── SUPPLIED INFORMATION ──
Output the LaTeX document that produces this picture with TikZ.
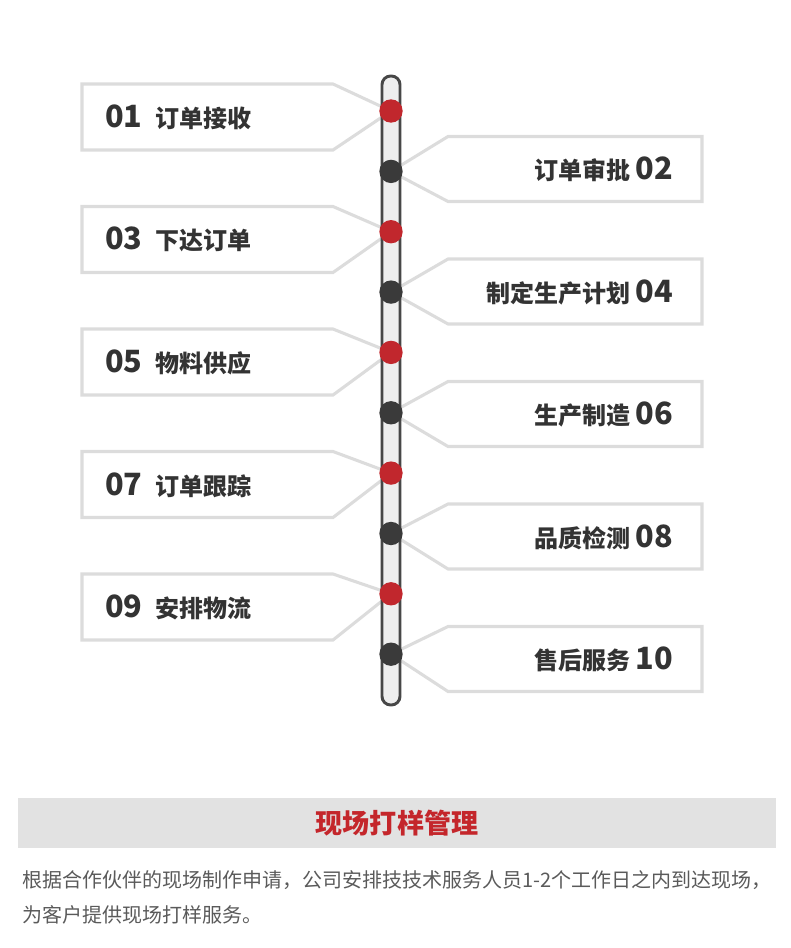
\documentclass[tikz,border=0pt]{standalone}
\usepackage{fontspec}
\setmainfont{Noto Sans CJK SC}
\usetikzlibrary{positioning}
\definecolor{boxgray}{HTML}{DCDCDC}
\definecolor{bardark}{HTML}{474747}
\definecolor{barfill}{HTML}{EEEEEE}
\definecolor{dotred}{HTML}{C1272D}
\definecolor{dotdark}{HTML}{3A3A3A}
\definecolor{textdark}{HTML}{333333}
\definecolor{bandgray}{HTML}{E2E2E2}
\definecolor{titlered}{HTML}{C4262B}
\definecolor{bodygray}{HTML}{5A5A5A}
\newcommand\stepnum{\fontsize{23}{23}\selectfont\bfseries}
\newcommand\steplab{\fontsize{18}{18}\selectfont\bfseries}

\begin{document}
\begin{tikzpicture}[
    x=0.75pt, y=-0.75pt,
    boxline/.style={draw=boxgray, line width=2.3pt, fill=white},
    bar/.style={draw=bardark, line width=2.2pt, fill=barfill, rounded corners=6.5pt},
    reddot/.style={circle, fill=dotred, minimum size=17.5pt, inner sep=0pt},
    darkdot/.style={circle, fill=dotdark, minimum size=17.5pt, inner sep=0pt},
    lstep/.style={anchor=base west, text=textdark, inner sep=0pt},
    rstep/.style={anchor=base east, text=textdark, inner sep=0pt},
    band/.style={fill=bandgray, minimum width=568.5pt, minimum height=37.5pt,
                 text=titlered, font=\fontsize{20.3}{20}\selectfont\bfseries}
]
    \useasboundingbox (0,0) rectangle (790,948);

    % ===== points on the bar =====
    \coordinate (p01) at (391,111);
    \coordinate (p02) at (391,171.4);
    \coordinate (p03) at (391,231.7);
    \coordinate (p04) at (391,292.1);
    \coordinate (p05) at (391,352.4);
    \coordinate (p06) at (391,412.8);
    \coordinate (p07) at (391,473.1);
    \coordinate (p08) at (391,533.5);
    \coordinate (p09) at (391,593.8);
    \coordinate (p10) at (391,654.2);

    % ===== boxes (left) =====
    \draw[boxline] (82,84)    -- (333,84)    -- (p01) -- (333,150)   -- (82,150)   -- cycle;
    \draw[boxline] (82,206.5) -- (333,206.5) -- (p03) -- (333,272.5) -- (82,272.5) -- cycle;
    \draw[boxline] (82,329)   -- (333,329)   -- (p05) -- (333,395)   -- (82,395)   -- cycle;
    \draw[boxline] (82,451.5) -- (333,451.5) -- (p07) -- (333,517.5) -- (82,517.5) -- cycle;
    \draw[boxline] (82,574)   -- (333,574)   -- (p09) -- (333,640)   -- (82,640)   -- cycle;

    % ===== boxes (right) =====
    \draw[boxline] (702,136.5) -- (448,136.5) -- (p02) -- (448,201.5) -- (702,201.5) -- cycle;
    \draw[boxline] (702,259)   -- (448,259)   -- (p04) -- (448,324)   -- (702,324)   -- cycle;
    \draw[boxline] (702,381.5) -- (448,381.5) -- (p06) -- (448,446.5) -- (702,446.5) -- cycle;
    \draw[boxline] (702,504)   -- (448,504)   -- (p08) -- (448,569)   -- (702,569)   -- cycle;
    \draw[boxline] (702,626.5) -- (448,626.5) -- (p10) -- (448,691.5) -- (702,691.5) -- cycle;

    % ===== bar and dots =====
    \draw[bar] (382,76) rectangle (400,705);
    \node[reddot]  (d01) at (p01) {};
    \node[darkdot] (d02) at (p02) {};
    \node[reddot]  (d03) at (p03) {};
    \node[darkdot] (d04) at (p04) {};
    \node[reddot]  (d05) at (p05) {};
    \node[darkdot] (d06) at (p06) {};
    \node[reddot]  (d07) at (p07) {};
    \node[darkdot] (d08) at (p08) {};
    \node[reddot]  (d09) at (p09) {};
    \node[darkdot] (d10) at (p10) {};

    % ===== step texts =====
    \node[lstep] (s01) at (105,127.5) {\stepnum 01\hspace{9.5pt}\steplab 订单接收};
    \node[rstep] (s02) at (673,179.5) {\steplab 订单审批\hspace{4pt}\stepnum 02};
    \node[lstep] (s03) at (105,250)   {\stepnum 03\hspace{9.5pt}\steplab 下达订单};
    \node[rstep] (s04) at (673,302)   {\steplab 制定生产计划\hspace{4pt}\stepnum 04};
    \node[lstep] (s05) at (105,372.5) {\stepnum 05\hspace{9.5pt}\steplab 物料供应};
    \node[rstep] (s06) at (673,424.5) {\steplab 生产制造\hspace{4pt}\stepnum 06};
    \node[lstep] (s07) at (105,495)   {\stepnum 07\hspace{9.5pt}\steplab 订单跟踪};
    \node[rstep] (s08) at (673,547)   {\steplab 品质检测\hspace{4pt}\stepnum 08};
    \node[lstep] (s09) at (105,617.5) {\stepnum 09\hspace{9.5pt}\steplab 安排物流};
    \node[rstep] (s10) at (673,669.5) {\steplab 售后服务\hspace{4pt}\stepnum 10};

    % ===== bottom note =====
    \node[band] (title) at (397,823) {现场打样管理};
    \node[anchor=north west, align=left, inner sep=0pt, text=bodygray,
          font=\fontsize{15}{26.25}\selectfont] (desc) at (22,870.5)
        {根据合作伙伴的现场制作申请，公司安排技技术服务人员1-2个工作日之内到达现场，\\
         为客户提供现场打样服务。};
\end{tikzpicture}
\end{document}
───
Exclude the images and reproduce the remaining data exactly.

## REPLY
Output the LaTeX document that produces this picture with TikZ.
\documentclass[tikz,border=0pt]{standalone}
\usepackage{fontspec}
\setmainfont{Noto Sans CJK SC}
\usetikzlibrary{positioning}
\definecolor{boxgray}{HTML}{DCDCDC}
\definecolor{bardark}{HTML}{474747}
\definecolor{barfill}{HTML}{EEEEEE}
\definecolor{dotred}{HTML}{C1272D}
\definecolor{dotdark}{HTML}{3A3A3A}
\definecolor{textdark}{HTML}{333333}
\definecolor{bandgray}{HTML}{E2E2E2}
\definecolor{titlered}{HTML}{C4262B}
\definecolor{bodygray}{HTML}{5A5A5A}
\newcommand\stepnum{\fontsize{23}{23}\selectfont\bfseries}
\newcommand\steplab{\fontsize{18}{18}\selectfont\bfseries}

\begin{document}
\begin{tikzpicture}[
    x=0.75pt, y=-0.75pt,
    boxline/.style={draw=boxgray, line width=2.3pt, fill=white},
    bar/.style={draw=bardark, line width=2.2pt, fill=barfill, rounded corners=6.5pt},
    reddot/.style={circle, fill=dotred, minimum size=17.5pt, inner sep=0pt},
    darkdot/.style={circle, fill=dotdark, minimum size=17.5pt, inner sep=0pt},
    lstep/.style={anchor=base west, text=textdark, inner sep=0pt},
    rstep/.style={anchor=base east, text=textdark, inner sep=0pt},
    band/.style={fill=bandgray, minimum width=568.5pt, minimum height=37.5pt,
                 text=titlered, font=\fontsize{20.3}{20}\selectfont\bfseries}
]
    \useasboundingbox (0,0) rectangle (790,948);

    % ===== points on the bar =====
    \coordinate (p01) at (391,111);
    \coordinate (p02) at (391,171.4);
    \coordinate (p03) at (391,231.7);
    \coordinate (p04) at (391,292.1);
    \coordinate (p05) at (391,352.4);
    \coordinate (p06) at (391,412.8);
    \coordinate (p07) at (391,473.1);
    \coordinate (p08) at (391,533.5);
    \coordinate (p09) at (391,593.8);
    \coordinate (p10) at (391,654.2);

    % ===== boxes (left) =====
    \draw[boxline] (82,84)    -- (333,84)    -- (p01) -- (333,150)   -- (82,150)   -- cycle;
    \draw[boxline] (82,206.5) -- (333,206.5) -- (p03) -- (333,272.5) -- (82,272.5) -- cycle;
    \draw[boxline] (82,329)   -- (333,329)   -- (p05) -- (333,395)   -- (82,395)   -- cycle;
    \draw[boxline] (82,451.5) -- (333,451.5) -- (p07) -- (333,517.5) -- (82,517.5) -- cycle;
    \draw[boxline] (82,574)   -- (333,574)   -- (p09) -- (333,640)   -- (82,640)   -- cycle;

    % ===== boxes (right) =====
    \draw[boxline] (702,136.5) -- (448,136.5) -- (p02) -- (448,201.5) -- (702,201.5) -- cycle;
    \draw[boxline] (702,259)   -- (448,259)   -- (p04) -- (448,324)   -- (702,324)   -- cycle;
    \draw[boxline] (702,381.5) -- (448,381.5) -- (p06) -- (448,446.5) -- (702,446.5) -- cycle;
    \draw[boxline] (702,504)   -- (448,504)   -- (p08) -- (448,569)   -- (702,569)   -- cycle;
    \draw[boxline] (702,626.5) -- (448,626.5) -- (p10) -- (448,691.5) -- (702,691.5) -- cycle;

    % ===== bar and dots =====
    \draw[bar] (382,76) rectangle (400,705);
    \node[reddot]  (d01) at (p01) {};
    \node[darkdot] (d02) at (p02) {};
    \node[reddot]  (d03) at (p03) {};
    \node[darkdot] (d04) at (p04) {};
    \node[reddot]  (d05) at (p05) {};
    \node[darkdot] (d06) at (p06) {};
    \node[reddot]  (d07) at (p07) {};
    \node[darkdot] (d08) at (p08) {};
    \node[reddot]  (d09) at (p09) {};
    \node[darkdot] (d10) at (p10) {};

    % ===== step texts =====
    \node[lstep] (s01) at (105,127.5) {\stepnum 01\hspace{9.5pt}\steplab 订单接收};
    \node[rstep] (s02) at (673,179.5) {\steplab 订单审批\hspace{4pt}\stepnum 02};
    \node[lstep] (s03) at (105,250)   {\stepnum 03\hspace{9.5pt}\steplab 下达订单};
    \node[rstep] (s04) at (673,302)   {\steplab 制定生产计划\hspace{4pt}\stepnum 04};
    \node[lstep] (s05) at (105,372.5) {\stepnum 05\hspace{9.5pt}\steplab 物料供应};
    \node[rstep] (s06) at (673,424.5) {\steplab 生产制造\hspace{4pt}\stepnum 06};
    \node[lstep] (s07) at (105,495)   {\stepnum 07\hspace{9.5pt}\steplab 订单跟踪};
    \node[rstep] (s08) at (673,547)   {\steplab 品质检测\hspace{4pt}\stepnum 08};
    \node[lstep] (s09) at (105,617.5) {\stepnum 09\hspace{9.5pt}\steplab 安排物流};
    \node[rstep] (s10) at (673,669.5) {\steplab 售后服务\hspace{4pt}\stepnum 10};

    % ===== bottom note =====
    \node[band] (title) at (397,823) {现场打样管理};
    \node[anchor=north west, align=left, inner sep=0pt, text=bodygray,
          font=\fontsize{15}{26.25}\selectfont] (desc) at (22,870.5)
        {根据合作伙伴的现场制作申请，公司安排技技术服务人员1-2个工作日之内到达现场，\\
         为客户提供现场打样服务。};
\end{tikzpicture}
\end{document}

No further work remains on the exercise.